This movie was advertised as a family film on Netflix, but my seven year old daughter didn’t get much out of it and we sent her to bed partway through. I think it would probably be better suited to somewhat older children – maybe 10 or 12.

My husband and I thought it was enjoyable, but not as good as its cast. From Time To Time is one of those films that’s like a game of “Who’s The Great British Character Actor?” It’s got the goddess Maggie Smith, Timothy Spall of Harry Potter, Dominic West of The Wire, Carice van Houten of Game of Thrones (I know, I know, Dutch, not British), Hugh Bonneville of Downton Abbey, Allen Leach of Rome, Harriet Walter of Sense and Sensibility, and more. Unfortunately, none of them were really given a whole lot to do.

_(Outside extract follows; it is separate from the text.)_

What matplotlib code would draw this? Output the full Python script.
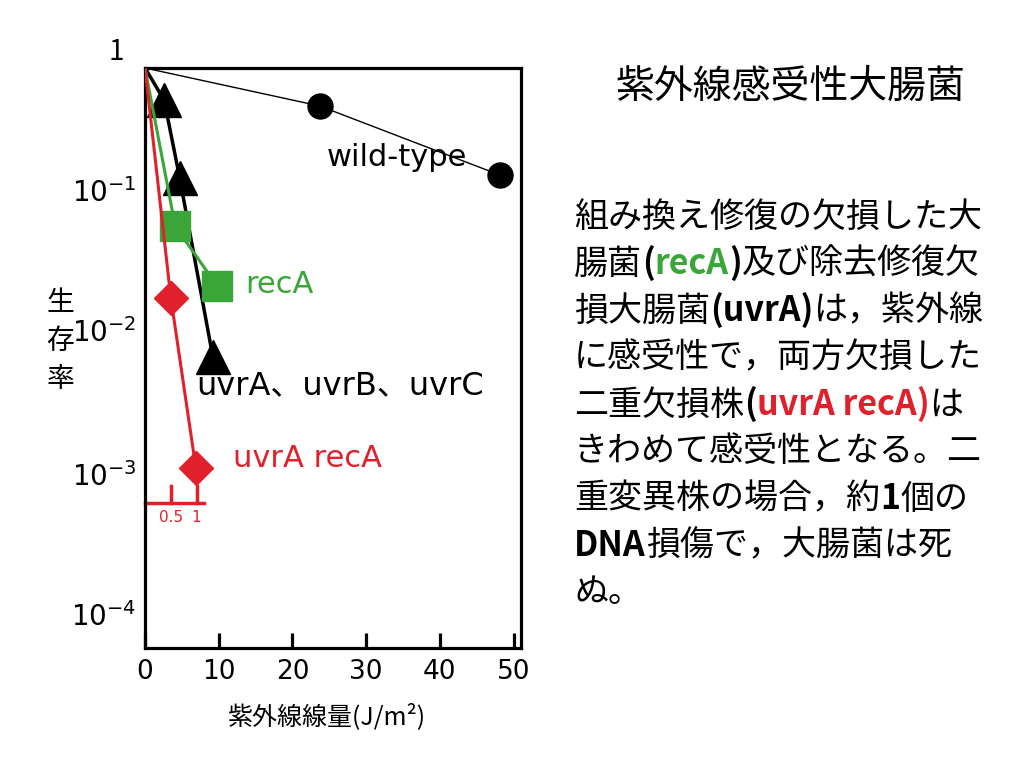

The screenplay was written by Julian Fellowes, who also wrote Downton Abbey, Gosford Park, and other favorites of me and my husband, and based on the novel The Chimneys of Green Knowe (aka Treasure of Green Knowe). The main storyline is set in World War II Britain and follows a boy sent to live with his grandmother (Smith) at his family’s ancestral home in the countryside. On his very first night, he bumps into the ghost of one of his Regency-era relatives and soon realizes that he can travel between his own time and hers. When he discovers that his grandmother is struggling financially and may soon be forced to sell the estate, he uses his time travel ability to solve the mystery of some priceless jewels stolen from the ghost’s mother nearly 150 years earlier.

The blending of modern and Regency eras to solve a mystery from the past reminded me somewhat of Arcadia (complete with house fire), but without the play’s brilliant wit. Though Maggie Smith had a few good lines, none were as memorable as her other Julian Fellowes roles, as the Dowager Countess in Downton Abbey and Countess of Trentham in Gosford Park. The ending may also be a bit of a downer for some children.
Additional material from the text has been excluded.